Cultural variation in behavioral response to parturition: Childbirth in Fiji

Type Journal Article - Medical anthropology
Title Cultural variation in behavioral response to parturition: Childbirth in Fiji
Author(s)
Volume 12
Issue 1
Publication (Day/Month/Year) 1989
Page numbers 35-54
URL http://iotmb.org/wp-content/uploads/2015/10/Nursing-Research-Using-Ethnography-De-Chesnay-Mary-SRG-_​2.pdf#page=317
Abstract
Due to the pain and suffering of labor and the possibility of life-threatening
complications, childbirth is considered a time of acute physiological
stress for both the mother and the infant and a time of psychological stress
for the mother, family, and community. As the timing of the birth event is
relatively predictable, all cultures have responded to the risk of birth by
developing methods of caring for the pregnant and parturient woman.
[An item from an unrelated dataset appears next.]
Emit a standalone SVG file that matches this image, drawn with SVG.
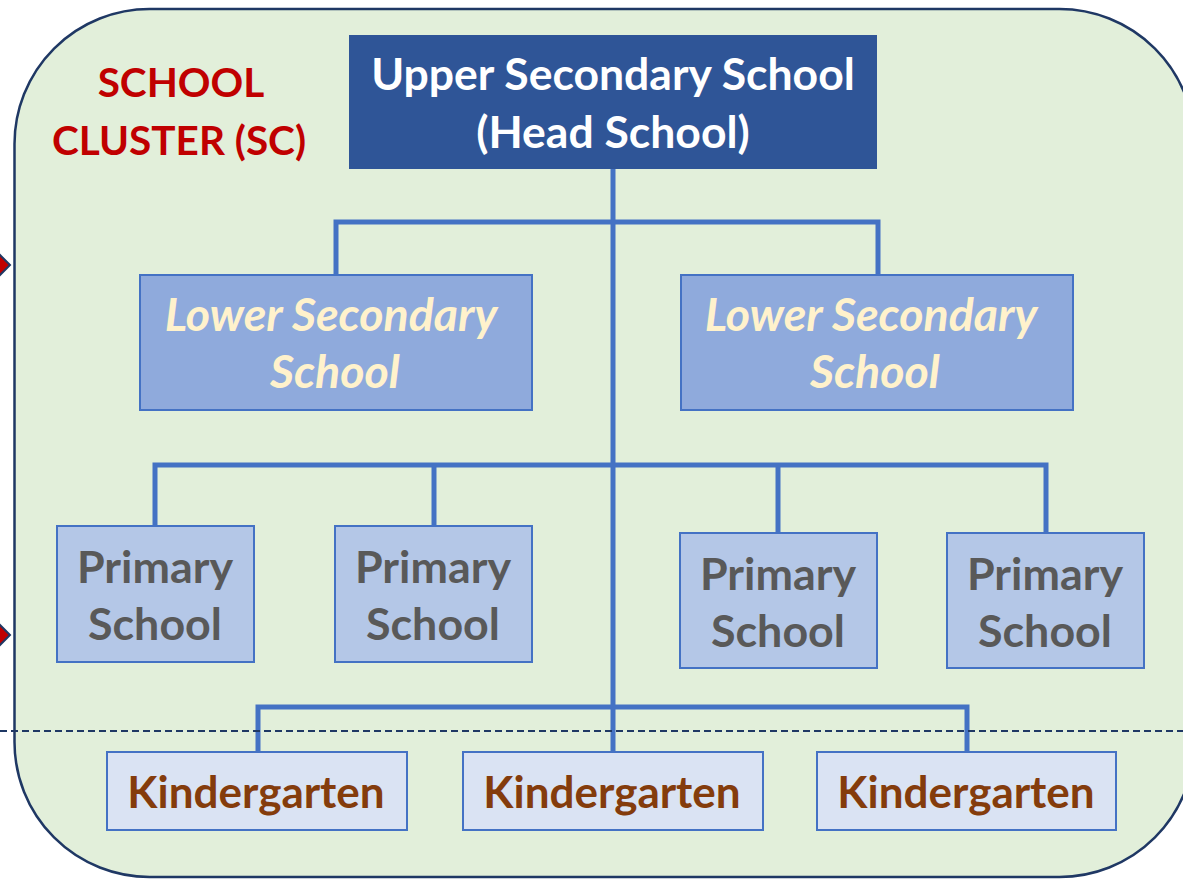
<svg xmlns="http://www.w3.org/2000/svg" width="1183" height="879" viewBox="0 0 1183 879">
  <style>
    .t { font-family: Lato, "Liberation Sans", sans-serif; font-weight: bold; text-anchor: middle; }
    .head { fill: #2F5597; }
    .lower { fill: #8FAADC; stroke: #4472C4; stroke-width: 2; }
    .prim { fill: #B4C7E7; stroke: #4472C4; stroke-width: 2; }
    .kg { fill: #DAE3F3; stroke: #4472C4; stroke-width: 2; }
    .conn { fill: none; stroke: #4472C4; stroke-width: 5; }
    .tip { fill: #C00000; stroke: #1F3864; stroke-width: 2; }
  </style>
  <rect width="1183" height="879" fill="#FFFFFF"/>
  <g id="left-arrows">
    <polygon class="tip" points="10,265 -8,247 -8,283"/>
    <polygon class="tip" points="10,635 -8,617 -8,653"/>
  </g>
  <g id="cluster">
    <rect x="14.5" y="9" width="1180" height="868" rx="135" ry="135" fill="#E2EFDA" stroke="#1F3864" stroke-width="2.5"/>
  </g>
  <g id="cluster-label" class="t" fill="#C00000" font-size="40.5">
    <text x="181" y="97">SCHOOL</text>
    <text x="179" y="155">CLUSTER (SC)</text>
  </g>
  <g id="connectors">
    <path class="conn" d="M613 169 V752"/>
    <path class="conn" d="M336 275 V222 H878 V275"/>
    <path class="conn" d="M155 526 V465 H1046 V533"/>
    <path class="conn" d="M434 465 V526"/>
    <path class="conn" d="M778 465 V533"/>
    <path class="conn" d="M258 752 V707 H967 V752"/>
  </g>
  <g id="divider">
    <line x1="0" y1="731" x2="1183" y2="731" stroke="#1F3864" stroke-width="1.8" stroke-dasharray="7 4"/>
  </g>
  <g id="head-school">
    <rect class="head" x="349" y="35" width="528" height="134"/>
    <text class="t" x="613" y="90" font-size="44.5" fill="#FFFFFF">Upper Secondary School</text>
    <text class="t" x="613" y="148" font-size="44.5" fill="#FFFFFF">(Head School)</text>
  </g>
  <g id="lower-secondary-1">
    <rect class="lower" x="140" y="275" width="392" height="135"/>
    <text class="t" x="331" y="331" font-size="46.5" font-style="italic" fill="#FFF2CC">Lower Secondary</text>
    <text class="t" x="335" y="388" font-size="46.5" font-style="italic" fill="#FFF2CC">School</text>
  </g>
  <g id="lower-secondary-2">
    <rect class="lower" x="681" y="275" width="392" height="135"/>
    <text class="t" x="871" y="331" font-size="46.5" font-style="italic" fill="#FFF2CC">Lower Secondary</text>
    <text class="t" x="875" y="388" font-size="46.5" font-style="italic" fill="#FFF2CC">School</text>
  </g>
  <g id="primary-1">
    <rect class="prim" x="57" y="526" width="197" height="136"/>
    <text class="t" x="155" y="583" font-size="44.8" fill="#595959">Primary</text>
    <text class="t" x="155" y="640" font-size="44.8" fill="#595959">School</text>
  </g>
  <g id="primary-2">
    <rect class="prim" x="335" y="526" width="197" height="136"/>
    <text class="t" x="433" y="583" font-size="44.8" fill="#595959">Primary</text>
    <text class="t" x="433" y="640" font-size="44.8" fill="#595959">School</text>
  </g>
  <g id="primary-3">
    <rect class="prim" x="680" y="533" width="197" height="135"/>
    <text class="t" x="778" y="590" font-size="44.8" fill="#595959">Primary</text>
    <text class="t" x="778" y="647" font-size="44.8" fill="#595959">School</text>
  </g>
  <g id="primary-4">
    <rect class="prim" x="947" y="533" width="197" height="135"/>
    <text class="t" x="1045" y="590" font-size="44.8" fill="#595959">Primary</text>
    <text class="t" x="1045" y="647" font-size="44.8" fill="#595959">School</text>
  </g>
  <g id="kindergarten-1">
    <rect class="kg" x="107" y="752" width="300" height="78"/>
    <text class="t" x="256" y="808" font-size="44" fill="#843C0C">Kindergarten</text>
  </g>
  <g id="kindergarten-2">
    <rect class="kg" x="463" y="752" width="300" height="78"/>
    <text class="t" x="612" y="808" font-size="44" fill="#843C0C">Kindergarten</text>
  </g>
  <g id="kindergarten-3">
    <rect class="kg" x="817" y="752" width="299" height="78"/>
    <text class="t" x="966" y="808" font-size="44" fill="#843C0C">Kindergarten</text>
  </g>
</svg>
All
cultures have allocated the specialist role of the management of labor to the
traditional birth attendant (TBA). Many practices have developed to minimize
the risks to the mother and the infant. Similarly, perinatal explanatory
beliefs have developed to reduce the psychological stress of childbirth. These
beliefs are congruent with the broader cultural context (Mead & Newton,
1967; Wellin, 1978).
In spite of the interest in traditional birth practices over the past
decade, the majority of existing research consists of descriptive ethnographic
accounts of the birthing process (e.g., Kay, 1982; MacCormack, 1982). Few
researchers have conducted comparative studies and attempted theoretical
explanations for birthing practices. This study, examining childbirth in Fiji,
compares and contrasts the culturally specifi c methods used during childbirth
to control pain and to reduce the risk of injury to the mother and the
infant and examines the maternal response to pain.